Spend a bit of time with folks who want to see governments in low-income countries put more money into health, education, and other social sectors, and you’re bound to hear about “The Finance Minister.” A technocrat with vast powers to unilaterally shape budgets, this wise man (they are mostly male) has a passion for quantitative data, and a remarkable interest in the world his grandchildren will inherit. He also seems to have a lot of time to read long reports.
In the face of the right analyses (many advocates seem quite certain), the Finance Minister can be convinced to pay for more vaccines, extend health services, improve education quality, and start programs to empower adolescent girls in rural areas. The right analyses, of course, must demonstrate that spending today will yield economic growth many, many years from now, as healthier and happier children grow into productive, employed adults, contributing to national income and paying taxes.
This Finance Minister is invoked as the audience for a lot of well-intentioned studies meant to be used in advocating for more money for a favorite sector or program.
But does this Finance Minister actually exist? I have my doubts.
I have my doubts, first, about the autonomy of ministers of finance. Ministries of finance are a core agency within the executive branch of government; they are principally responsible for preparing budget requests that reflect the executive’s priorities and are subject to debate and eventual approval by a legislature. In other words, they are performing a technical function, but within the hurly-burly of negotiation among politicians. Arguments based on cost-benefit and cost-effectiveness may occasionally have salience, but more often give way before social choices, reflected in representatives’ votes, that do not accord with rational analysis.
Ministers of finance tend to be awfully busy solving problems with today’s arithmetic—how on earth to pay next year’s wage bill when it’s grown more rapidly than tax revenues, for instance. They rarely have the luxury of considering the subtle calculus of investments and returns measured across decades. Beyond preparing budgets, ministries of finance are responsible for formulating and managing revenue policies and legislation, managing government borrowing on financial markets, transferring central grants to local government, regulating the financial sector, and representing the country within international financial institutions. These are not small tasks; the agencies in question are often under-resourced; and there aren’t enough hours in the day to also think about how a bit more money for early childhood education today might, under a whole bunch of assumptions, bump the gross domestic product by a percent or so, 30 years from now.

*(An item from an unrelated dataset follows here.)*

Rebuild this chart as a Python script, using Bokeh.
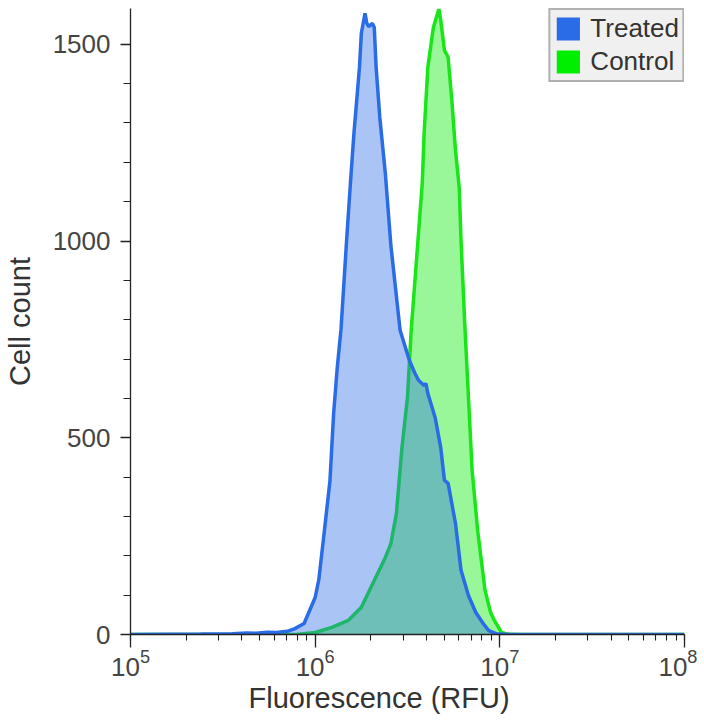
import numpy as np
from bokeh.plotting import figure
from bokeh.models import (ColumnDataSource, LogTicker, SingleIntervalTicker,
                          Legend, LegendItem, Range1d, Title)
from bokeh.embed import file_html
from bokeh.resources import INLINE

# ---- data (log10 of fluorescence, cell count) ----
treated_log_rfu = [5.00, 5.38, 5.55, 5.63, 5.68, 5.74, 5.79, 5.85, 5.89, 5.94,
                   6.00, 6.02, 6.05, 6.08, 6.10, 6.12, 6.14, 6.17, 6.19, 6.21,
                   6.24, 6.25, 6.27, 6.28, 6.29, 6.31, 6.32, 6.33, 6.35, 6.38,
                   6.41, 6.46, 6.51, 6.54, 6.56, 6.59, 6.60, 6.61, 6.65, 6.68,
                   6.70, 6.72, 6.76, 6.79, 6.83, 6.87, 6.91, 6.94, 6.98, 7.06,
                   8.00]
treated_count = [0, 1, 2, 4, 3, 6, 5, 8, 15, 28,
                 94, 140, 264, 390, 562, 680, 776, 1000, 1141, 1274,
                 1442, 1528, 1579, 1553, 1545, 1553, 1543, 1442, 1314, 1172,
                 989, 773, 697, 664, 646, 633, 638, 613, 551, 475,
                 392, 384, 282, 163, 99, 56, 28, 10, 2, 0,
                 0]

control_log_rfu = [5.00, 5.90, 6.00, 6.09, 6.18, 6.25, 6.32, 6.38, 6.41, 6.44,
                   6.47, 6.50, 6.52, 6.55, 6.58, 6.59, 6.61, 6.64, 6.67, 6.68,
                   6.70, 6.72, 6.74, 6.76, 6.78, 6.79, 6.81, 6.85, 6.88, 6.92,
                   6.95, 6.97, 7.01, 7.04, 7.12, 8.00]
control_count = [0, 0, 5, 18, 36, 69, 137, 196, 231, 308,
                 475, 603, 773, 960, 1147, 1274, 1441, 1543, 1590, 1561,
                 1485, 1467, 1358, 1230, 1136, 1000, 790, 417, 264, 112,
                 56, 36, 5, 1, 0, 0]

series_names = ["Treated", "Control"]
x_label = "Fluorescence (RFU)"
y_label = "Cell count"
x_range = (1e5, 1e8)
y_max = 1591

FONT = "Liberation Sans"
BLUE = "#2a6be6"
GREEN = "#18e618"
BLUE_LEG = "#2a6be8"
GREEN_LEG = "#00ee00"

treated_src = ColumnDataSource(dict(x=10 ** np.array(treated_log_rfu),
                                    y=np.array(treated_count, dtype=float),
                                    z=np.zeros(len(treated_count))))
control_src = ColumnDataSource(dict(x=10 ** np.array(control_log_rfu),
                                    y=np.array(control_count, dtype=float),
                                    z=np.zeros(len(control_count))))

p = figure(x_axis_type="log", frame_width=554, frame_height=626,
           x_range=Range1d(*x_range), y_range=Range1d(0, y_max),
           output_backend="svg", toolbar_location=None,
           min_border_left=129, min_border_right=13, min_border_top=8,
           min_border_bottom=0)
p.outline_line_color = None
p.xgrid.visible = False
p.ygrid.visible = False
p.background_fill_color = "white"

# fills & lines
p.varea(x="x", y1="z", y2="y", source=control_src, fill_color="#00eb00", fill_alpha=0.4)
p.line(x="x", y="y", source=control_src, line_color=GREEN, line_width=3.5)
p.varea(x="x", y1="z", y2="y", source=treated_src, fill_color=BLUE, fill_alpha=0.4)
p.line(x="x", y="y", source=treated_src, line_color=BLUE, line_width=3.5)

# legend proxies (solid swatches, no visible data)
proxy = ColumnDataSource(dict(l=[np.nan], r=[np.nan], b=[np.nan], t=[np.nan]))
leg_t = p.quad(left="l", right="r", bottom="b", top="t", source=proxy,
               fill_color=BLUE_LEG, fill_alpha=1, line_color=None)
leg_c = p.quad(left="l", right="r", bottom="b", top="t", source=proxy,
               fill_color=GREEN_LEG, fill_alpha=1, line_color=None)
legend = Legend(items=[LegendItem(label=series_names[0], renderers=[leg_t]),
                       LegendItem(label=series_names[1], renderers=[leg_c])],
                location="top_right", margin=0, padding=3, spacing=2,
                glyph_width=29, glyph_height=29, label_height=29,
                label_standoff=8, label_text_font=FONT,
                label_text_font_size="26px", label_text_color="#333333",
                background_fill_color="#f0f0f0", background_fill_alpha=1,
                border_line_color="#707070", border_line_width=2)
p.add_layout(legend, "center")

# axes
for ax in (p.xaxis[0], p.yaxis[0]):
    ax.axis_line_color = "#222222"
    ax.axis_line_width = 1.3
    ax.major_tick_line_color = "#222222"
    ax.minor_tick_line_color = "#222222"
    ax.major_tick_line_width = 1.3
    ax.minor_tick_line_width = 1.1
    ax.major_tick_in = 0
    ax.minor_tick_in = 0
    ax.major_label_text_font = FONT
    ax.major_label_text_font_size = "26px"
    ax.major_label_text_color = "#444444"
    ax.axis_label_text_font = FONT
    ax.axis_label_text_font_size = "29px"
    ax.axis_label_text_font_style = "normal"
    ax.axis_label_text_color = "#333333"

p.xaxis.ticker = LogTicker(desired_num_ticks=4, num_minor_ticks=10)
p.xaxis.major_tick_out = 13
p.xaxis.minor_tick_out = 6
p.xaxis.major_label_standoff = 1

# x axis title sits left of the frame centre in the reference
x_title = Title(text=x_label, align="left", offset=118, standoff=2,
                text_font=FONT, text_font_size="29px", text_font_style="normal",
                text_color="#333333")
p.add_layout(x_title, "below")

p.yaxis.ticker = SingleIntervalTicker(interval=500, num_minor_ticks=5)
p.yaxis.major_tick_out = 10
p.yaxis.minor_tick_out = 7
p.yaxis.major_label_standoff = 10
p.yaxis.axis_label = y_label
p.yaxis.axis_label_standoff = 14

open("out.html", "w").write(file_html(p, INLINE))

If the hyper-rational, long-view minister of finance we’ve created in our minds doesn’t exist, maybe we should be working with the ones that really do, meeting them where they are. Many of the things ministers of finance do care about and have control over matter a lot for social outcomes. This is where advocates’ energy and brainpower could usefully be applied.
In proposing budget allocations, for example, finance ministries usually take into consideration whether the social ministries are good stewards of resources, and whether they can justify budget requests by demonstrating how additional resources are turning into better outcomes. That has implications for the right advocacy approach. It means, first, that finance ministries can accelerate the adoption of meaningful metrics by demanding them of social ministries. Smart advocacy focused on how to measure performance of social sector programs can be tremendously powerful. Just think what might happen if finance ministries were to ask for evidence that kids in primary school are actually learning.
Second, social sector ministries can find ways to feed finance ministers’ appetite for proof that money is turning into progress. Health and education ministries will do better in inevitable budget showdowns if they are able to demonstrate that they are using the best available evidence to refine or reform their services, and evaluating in a transparent way as they go. Nothing is a better prod for using data and evidence than knowing your budget depends on it.
Beyond their role in trimming or fattening social sector ministry budgets, ministers of finance are also in a position to create or propose adjustments to the formulas used to allocate central funding to local governments. Given enormous disparities in resources and development outcomes within countries, revenue sharing tools can be hugely important in advancing equity aims. Again, smart advocacy—combined with budget transparency—can create the conditions for better thinking about how tax revenues can be allocated fairly.
These ideas are just the start of thinking about how the work of finance ministers affects domestic funding levels for particular social priorities, and how social sector ministries spend those funds. In any particular country, a deep understanding of the real budget process, not some idealized one, helps shape the smartest technical analyses and advocacy messages. If you care about better health, education, and wellbeing, it’s a great idea to talk with the finance minister. The trick is to make sure you’re talking to the actual person in the finance minister’s seat and not the one you’ve imagined.